Ahlakı güzel olan odur ki yaptığı yemek yenir, diktiği gömlek giyilir , kalplerde yer bulmasıyla eğitimi tercih edilir ,emek verdiği binada oturmaya itimat edilir.Yani yaptığı işi güzel yapandır.
Yüksek derecelerde okullar bitirmiş dereceler atlamış , aşını eksik yapmış ,işini hileyle satmış, bina dikmiş malzemeden çalmış. konuşmadaki ustalığını nice garibanın hayallerini harcamakta kullanmış, yakışıklı ya da güzel ama cümle insanın canını yakmış . Aile olmakla ilgisi yok ama evlilik programları yapıp bir de üzerine evlilik dışı çocuk sahibi olmayı meşru saymış, insanlıktan nasibini almamış kişilerin yaşam şartlarına bakıp özenen gençlerimiz , bu insanların mali varlıklarına bakıp örnek gösteren ebeveynlerimiz var artık...

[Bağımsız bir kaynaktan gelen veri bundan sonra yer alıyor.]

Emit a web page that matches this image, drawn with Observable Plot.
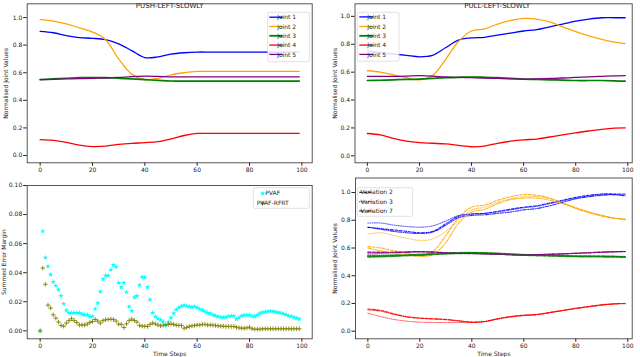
<!DOCTYPE html>
<html><head><meta charset="utf-8">
<script src="https://cdn.jsdelivr.net/npm/d3@7"></script>
<script src="https://cdn.jsdelivr.net/npm/@observablehq/plot@0.6"></script>
<style>
body{margin:0;background:#fff;}
#wrap{position:relative;width:640px;height:357px;overflow:hidden;background:#fff;}
#wrap svg{position:absolute;left:0;top:0;}
</style></head><body><div id="wrap"></div>
<script>
// ---------- DATA ----------
const steps = [0,5,10,15,20,25,30,35,40,45,50,55,60,65,70,75,80,85,90,95,99];
const jointNames = ["Joint 1","Joint 2","Joint 3","Joint 4","Joint 5"];
const jointColors = ["#0000ff","#ffa500","#008000","#ff0000","#800080"];

// PUSH-LEFT-SLOWLY
const push1 = [0.90,0.89,0.87,0.855,0.85,0.84,0.81,0.76,0.71,0.715,0.735,0.745,0.75,0.75,0.75,0.75,0.75,0.75,0.75,0.75,0.75];
const push2 = [0.985,0.975,0.955,0.925,0.895,0.84,0.70,0.59,0.55,0.56,0.585,0.60,0.61,0.61,0.61,0.61,0.61,0.61,0.61,0.61,0.61];
const push3 = [0.55,0.555,0.56,0.565,0.565,0.565,0.56,0.555,0.55,0.545,0.54,0.54,0.54,0.54,0.54,0.54,0.54,0.54,0.54,0.54,0.54];
const push4 = [0.115,0.11,0.095,0.075,0.065,0.068,0.08,0.088,0.093,0.10,0.12,0.145,0.16,0.16,0.16,0.16,0.16,0.16,0.16,0.16,0.16];
const push5 = [0.55,0.552,0.555,0.558,0.56,0.562,0.566,0.572,0.575,0.573,0.57,0.57,0.57,0.57,0.57,0.57,0.57,0.57,0.57,0.57,0.57];

// PULL-LEFT-SLOWLY (also Variation 2)
const pull1 = [0.75,0.74,0.73,0.72,0.71,0.72,0.775,0.83,0.845,0.85,0.865,0.88,0.895,0.905,0.925,0.945,0.965,0.98,0.99,0.99,0.99];
const pull2 = [0.61,0.60,0.58,0.56,0.545,0.575,0.69,0.82,0.895,0.91,0.945,0.97,0.985,0.98,0.96,0.925,0.89,0.86,0.835,0.815,0.805];
const pull3 = [0.54,0.542,0.545,0.548,0.55,0.555,0.56,0.563,0.565,0.563,0.56,0.555,0.55,0.548,0.545,0.543,0.54,0.54,0.54,0.538,0.535];
const pull4 = [0.16,0.15,0.125,0.105,0.095,0.09,0.085,0.075,0.065,0.07,0.09,0.105,0.115,0.12,0.135,0.15,0.165,0.178,0.19,0.198,0.20];
const pull5 = [0.57,0.57,0.57,0.572,0.575,0.572,0.565,0.562,0.56,0.558,0.555,0.552,0.55,0.552,0.555,0.558,0.562,0.566,0.57,0.573,0.575];

// Variation 3 (dotted)
const var3_1 = [0.78,0.78,0.765,0.755,0.75,0.76,0.795,0.835,0.845,0.85,0.86,0.875,0.89,0.90,0.92,0.94,0.96,0.975,0.985,0.985,0.98];
const var3_2 = [0.70,0.71,0.69,0.67,0.655,0.665,0.72,0.80,0.875,0.895,0.93,0.955,0.97,0.97,0.955,0.925,0.89,0.86,0.835,0.815,0.805];
const var3_3 = [0.545,0.547,0.55,0.553,0.555,0.56,0.565,0.567,0.568,0.566,0.563,0.558,0.553,0.551,0.548,0.546,0.543,0.542,0.541,0.54,0.538];
const var3_4 = [0.13,0.105,0.085,0.072,0.065,0.063,0.062,0.062,0.063,0.07,0.09,0.105,0.115,0.12,0.135,0.15,0.165,0.178,0.19,0.198,0.20];
const var3_5 = [0.555,0.56,0.565,0.57,0.572,0.57,0.566,0.563,0.561,0.559,0.556,0.553,0.551,0.553,0.556,0.559,0.563,0.567,0.571,0.574,0.576];

// Variation 7 (dash-dot)
const var7_1 = [0.75,0.735,0.72,0.71,0.705,0.715,0.765,0.82,0.835,0.84,0.85,0.86,0.875,0.885,0.905,0.93,0.955,0.97,0.98,0.985,0.975];
const var7_2 = [0.60,0.58,0.565,0.55,0.54,0.55,0.64,0.78,0.86,0.88,0.92,0.95,0.96,0.96,0.945,0.92,0.885,0.855,0.83,0.815,0.81];
const var7_3 = [0.535,0.537,0.54,0.545,0.548,0.553,0.558,0.56,0.562,0.56,0.557,0.552,0.548,0.545,0.543,0.54,0.538,0.537,0.536,0.535,0.533];
const var7_4 = [0.155,0.145,0.122,0.103,0.093,0.088,0.083,0.073,0.065,0.07,0.088,0.103,0.113,0.12,0.133,0.148,0.163,0.176,0.188,0.196,0.198];
const var7_5 = [0.565,0.567,0.568,0.57,0.572,0.57,0.565,0.561,0.559,0.557,0.554,0.551,0.549,0.551,0.554,0.557,0.561,0.565,0.569,0.572,0.574];

// Summed error margin, time steps 0..99
const pvaf = [0.0,0.0685,0.0503,0.0444,0.0386,0.0336,0.031,0.0283,0.0241,0.0186,
0.014,0.0124,0.0124,0.0124,0.0124,0.0124,0.0115,0.011,0.011,0.0097,
0.010,0.015,0.019,0.027,0.0355,0.038,0.038,0.042,0.0453,0.044,
0.033,0.030,0.033,0.0267,0.0166,0.0138,0.023,0.024,0.0315,0.037,
0.0368,0.030,0.0214,0.0124,0.0097,0.0083,0.0074,0.0064,0.004,0.006,
0.009,0.012,0.0145,0.016,0.017,0.0175,0.017,0.0166,0.0163,0.0166,
0.016,0.015,0.014,0.0133,0.0124,0.012,0.011,0.0103,0.0097,0.0094,
0.0092,0.0094,0.010,0.0103,0.0103,0.008,0.009,0.0103,0.0108,0.0108,
0.0108,0.010,0.0099,0.011,0.012,0.0126,0.013,0.0133,0.0135,0.0133,
0.013,0.0126,0.0122,0.0117,0.011,0.0103,0.0099,0.0092,0.0087,0.008];
const pvafRfrt = [0.0,0.0432,0.032,0.0177,0.0156,0.011,0.0087,0.006,0.0037,0.0032,
0.0053,0.007,0.0083,0.007,0.0057,0.004,0.004,0.004,0.0046,0.0057,
0.0064,0.0078,0.0067,0.0053,0.007,0.0076,0.0078,0.008,0.0078,0.0067,
0.0046,0.0044,0.0023,0.0048,0.007,0.008,0.0071,0.006,0.0037,0.0032,
0.0032,0.003,0.0044,0.0053,0.0048,0.004,0.0034,0.0039,0.004,0.0044,
0.0048,0.0044,0.0039,0.0037,0.0037,0.0018,0.0023,0.003,0.0034,0.0037,
0.004,0.004,0.0044,0.0044,0.004,0.004,0.0039,0.0037,0.0034,0.0032,
0.0032,0.003,0.003,0.003,0.003,0.0025,0.002,0.0018,0.0018,0.002,
0.0025,0.0014,0.0011,0.0011,0.0011,0.0014,0.0014,0.0014,0.0014,0.0014,
0.0014,0.0014,0.0014,0.0014,0.0014,0.0014,0.0014,0.0014,0.0014,0.0014];

const xTicks = [0,20,40,60,80,100];
const jointTicks = [0,0.2,0.4,0.6,0.8,1.0];
const errTicks = [0,0.02,0.04,0.06,0.08,0.10];
const variationNames = ["Variation 2","Variation 3","Variation 7"];
const variationDash = ["3,1.5","1,1.2","4,1.3,1,1.3"];

// ---------- RENDER ----------
const FONT = "'DejaVu Sans', sans-serif";
const wrap = document.getElementById("wrap");

function rows(vals){ return steps.map((s,i)=>({step:s, value:vals[i]})); }

function jointLines(series, extra={}, w=1.3) {
  return series.map((vals,i)=>Plot.line(rows(vals), {x:"step", y:"value", stroke: jointColors[i],
    strokeWidth: i===2 ? w+0.4 : w, curve:"catmull-rom", ...extra}));
}

function makePanel({L,R,T,B,xDomain,yDomain,yTicks,yFmt,yLabel,yOff,xLabel,xOff,marks}) {
  const svg = Plot.plot({
    width:640, height:357,
    marginLeft:L, marginRight:640-R, marginTop:T, marginBottom:357-B,
    style:{background:"transparent", fontFamily:FONT, fontSize:"6px", color:"#222", overflow:"visible"},
    x:{domain:xDomain, ticks:xTicks, tickFormat:d3.format("d"), tickSize:3.5, tickPadding:1.5,
       label: xLabel || null, labelAnchor:"center", labelOffset:xOff, labelArrow:"none"},
    y:{domain:yDomain, ticks:yTicks, tickFormat:yFmt, tickSize:3.5, tickPadding:1.5,
       label: yLabel, labelAnchor:"center", labelOffset:yOff, labelArrow:"none"},
    marks:[...marks, Plot.frame({stroke:"#444", strokeWidth:0.9})]
  });
  wrap.appendChild(svg);
  return svg;
}

function legendFrame(svg,x0,y0,x1,y1){
  const g = d3.select(svg).append("g");
  g.append("rect").attr("x",x0).attr("y",y0).attr("width",x1-x0).attr("height",y1-y0)
   .attr("rx",1.5).attr("fill","white").attr("fill-opacity",0.85).attr("stroke","#cccccc").attr("stroke-width",0.6);
  return g;
}
function legendText(g,x,y,t){
  g.append("text").attr("x",x).attr("y",y).attr("dy","0.35em").attr("fill","#222")
   .attr("font-size","6px").attr("font-family",FONT).text(t);
}
function jointLegend(svg,x0,y0,x1,y1,lx0,lx1,tx,ys){
  const g = legendFrame(svg,x0,y0,x1,y1);
  jointNames.forEach((n,i)=>{
    g.append("line").attr("x1",lx0).attr("x2",lx1).attr("y1",ys[i]).attr("y2",ys[i])
     .attr("stroke",jointColors[i]).attr("stroke-width", i===2?1.8:1.3);
    legendText(g,tx,ys[i],n);
  });
}

// Top-left
const tl = makePanel({L:26.7,R:311.7,T:3.3,B:162.3,xDomain:[-4.95,103.95],yDomain:[-0.053,1.10],
  yTicks:jointTicks,yFmt:d3.format(".1f"),yLabel:"Normalised Joint Values",yOff:23.5,
  marks:[...jointLines([push1,push2,push3,push4,push5]),
    Plot.text(["PUSH-LEFT-SLOWLY"],{frameAnchor:"top",dy:-0.8,fontSize:7,fill:"#222"})]});
jointLegend(tl,267.7,12.3,309.3,61.7,269.3,282.7,286.7,[17.2,26.5,35.8,45.1,54.4]);

// Top-right
const tr = makePanel({L:354.5,R:631.7,T:3.3,B:162.3,xDomain:[-4.75,101.7],yDomain:[-0.05,1.09],
  yTicks:jointTicks,yFmt:d3.format(".1f"),yLabel:"Normalised Joint Values",yOff:22,
  marks:[...jointLines([pull1,pull2,pull3,pull4,pull5]),
    Plot.text(["PULL-LEFT-SLOWLY"],{frameAnchor:"top",dy:-0.8,dx:3.5,fontSize:7,fill:"#222"})]});
jointLegend(tr,357.3,12.3,399,61.2,359.3,373.3,376.7,[16.9,26.5,35.8,45.1,54.4]);

// Bottom-left
const bl = makePanel({L:26.7,R:311.7,T:185,B:338.3,xDomain:[-4.95,103.95],yDomain:[-0.0055,0.10],
  yTicks:errTicks,yFmt:d3.format(".2f"),yLabel:"Summed Error Margin",yOff:25.5,xLabel:"Time Steps",xOff:17.5,
  marks:[
    Plot.dot(pvaf.map((v,i)=>({step:i,value:v})),{x:"step",y:"value",symbol:"star",r:1.7,fill:"#00ffff",stroke:"none"}),
    Plot.dot(pvafRfrt.map((v,i)=>({step:i,value:v})),{x:"step",y:"value",symbol:"plus",r:1.6,stroke:"#808000",strokeWidth:0.9})
  ]});
{
  const g = legendFrame(bl,253.3,187.7,309.3,208.3);
  g.append("path").attr("d",d3.symbol(d3.symbolStar, Math.PI*1.7*1.7)()).attr("transform","translate(262.7,193.3)").attr("fill","#00ffff");
  g.append("path").attr("d",d3.symbol(d3.symbolPlus, Math.PI*1.6*1.6)()).attr("transform","translate(262.7,203.3)").attr("fill","none").attr("stroke","#808000").attr("stroke-width",0.9);
  legendText(g,272.7,193.3,"PVAF");
  legendText(g,272.7,203.3,"PVAF-RFRT");
}

// Bottom-right
const br = makePanel({L:355,R:631.7,T:177.5,B:338.3,xDomain:[-4.75,101.7],yDomain:[-0.055,1.105],
  yTicks:jointTicks,yFmt:d3.format(".1f"),yLabel:"Normalised Joint Values",yOff:22.5,xLabel:"Time Steps",xOff:17.5,
  marks:[
    ...jointLines([pull1,pull2,pull3,pull4,pull5],{strokeDasharray:variationDash[0],strokeOpacity:0.85},1.1),
    ...jointLines([var3_1,var3_2,var3_3,var3_4,var3_5],{strokeDasharray:variationDash[1],strokeOpacity:0.7},1.0),
    ...jointLines([var7_1,var7_2,var7_3,var7_4,var7_5],{strokeDasharray:variationDash[2],strokeOpacity:0.8},1.1)
  ]});
{
  const g = legendFrame(br,357.3,187.7,412.7,216.3);
  const ys=[192.3,201.7,211];
  variationNames.forEach((n,i)=>{
    g.append("line").attr("x1",359.3).attr("x2",373.3).attr("y1",ys[i]).attr("y2",ys[i])
     .attr("stroke","#000").attr("stroke-width",1).attr("stroke-dasharray",variationDash[i]);
    legendText(g,376.7,ys[i],n);
  });
}
</script></body></html>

Oysa sevmenin, sevilmenin, merhametin ne olduğunu , sabır ve umutla beklemenin aynı zamanda birinin umudu olmak olduğunu, ona sunulan hayattan payına engeller düşse de sevince sevilince engellerin bir bir ortadan kalkacağını anlatan, gerçek engelin bedende değil kalpte olmasının insana, insanlığa kaybettirdiğini öğütleyen, helal olan bir lokmanın haram olan yüz lokmadan değerli olduğunu, alın teriyle kazanılan rızkın nasıl arttığını gösteren, yerden bir çöpü kaldırdığında "aferin "evladım deyip yüreklendiren, teşvik eden , ödüllendiren ebeveynlerimiz vardı bizim .....
Sahi nerede o aile fertleri ? Gençleri suçlaması kolay ne dersiniz ? Bugünün gençlerini kimler değiştirdi ya da değişimlerine bizim katkı payımız ne oldu? Değişim ve dönüşüm girdabında bizler de yok muyuz? Zaman mı değişti yoksa bizler mi değiştik.
Evet sevgili dostlar bir varoluş savaşının ortasındayız. Kim bilir kaç kez kaç yerimizden yara alacağız en sevdiklerimiz tarafından.....Çünkü insan sevmedikleriden değil sevdiklerinden vurulur ölümden beter.